Extracting the essence of these magical herbs is not a short process, and I felt like a medieval alchemist as I boiled, strained and transferred the herbal concoction from one tincture jar to another. Three weeks later, I had my own small jar of pungent, aromatic bitters, ready for its first introduction to some locally-made bourbon and a bit of sugar.But I discovered one other interesting fact about making bitters that Gina had warned me about. Even a small kit gives you a lot more bitters than you’ll use on your own. The solution: cooking with bitters!

So as you sip your Manhattan or Old Fashioned, you can use the rest of your alchemical digestive aid on a batch of chocolate cookie sandwiches with cherry walnut bitters frosting. It’s for your health, after all.

Chocolate cookie sandwiches with cherry walnut bitters frosting

(Recipe courtesy of Dash Bitters)

Makes approximately 12 small, sandwich cookies

Ingredients:

1½ cup almond flour

¼ teaspoon salt for cookies, plus an additional pinch for frosting

½ teaspoon baking soda

¼ cup arrowroot powder

1 cup cocoa powder

¼ cup grapeseed oil

½ cup agave nectar

½ teaspoon vanilla extract

2 ounces cream cheese, softened

4 tablespoons unsalted butter, softened

1 teaspoon Cherry Walnut Bitters

1½ to 1¾ cups confectioners’ sugar

Directions:

1Preheat oven to 350 F (180 C). Line two large baking sheets with parchment paper.

2In a large bowl, mix almond flour, salt, baking soda, arrowroot powder and cocoa powder.

3In a small bowl, whisk together the grapeseed oil, agave nectar and vanilla extract. Pour the wet ingredients into the almond flour mixture and stir until thoroughly combined.

4With a teaspoon, scoop the dough one teaspoon at a time onto the prepared baking sheets, leaving at least two inches between each cookie. The dough will spread.

5Bake for 8 to 10 minutes, until the tops of the cookies look dry and the color darkens.

6Remove the cookies from the oven and allow the cookies to cool on a cooling rack for 10 minutes while you make the frosting.

7Beat together cream cheese and butter on medium speed until mixture is fluffy, about one minute. Scrape down bowl with a spatula. Add cherry walnut bitters and salt. Mix on low for another minute.
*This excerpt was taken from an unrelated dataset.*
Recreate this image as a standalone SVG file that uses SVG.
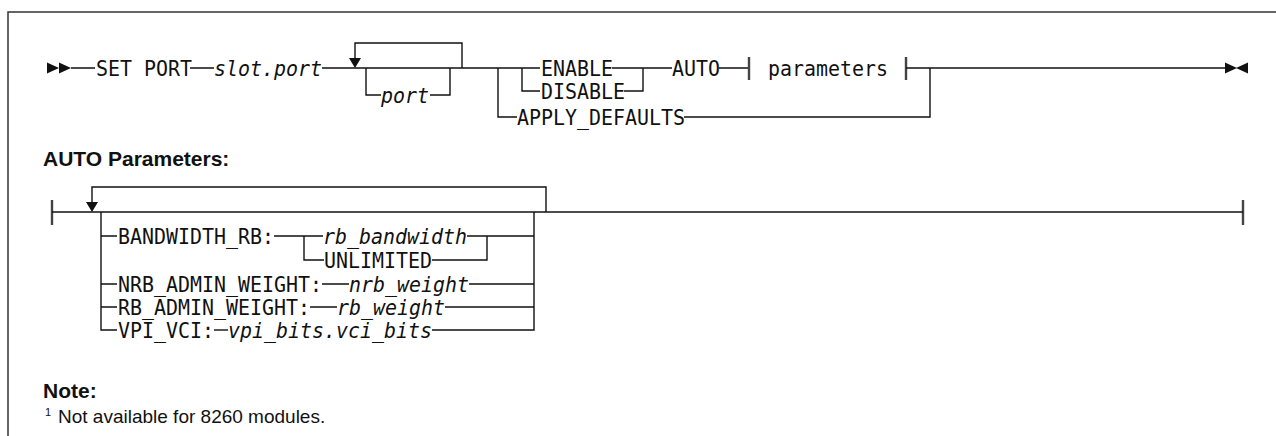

8With the mixer on low, slowly add 1 cup of the confectioners’ sugar; beat for 20 seconds. Scrape down bowl. If consistency is too soft to hold its shape, add additional confectioners’ sugar, one tablespoon at a time, until desired consistency is reached. Frosting can be kept refrigerated, in an airtight container with plastic wrap pressed on the surface, for several days.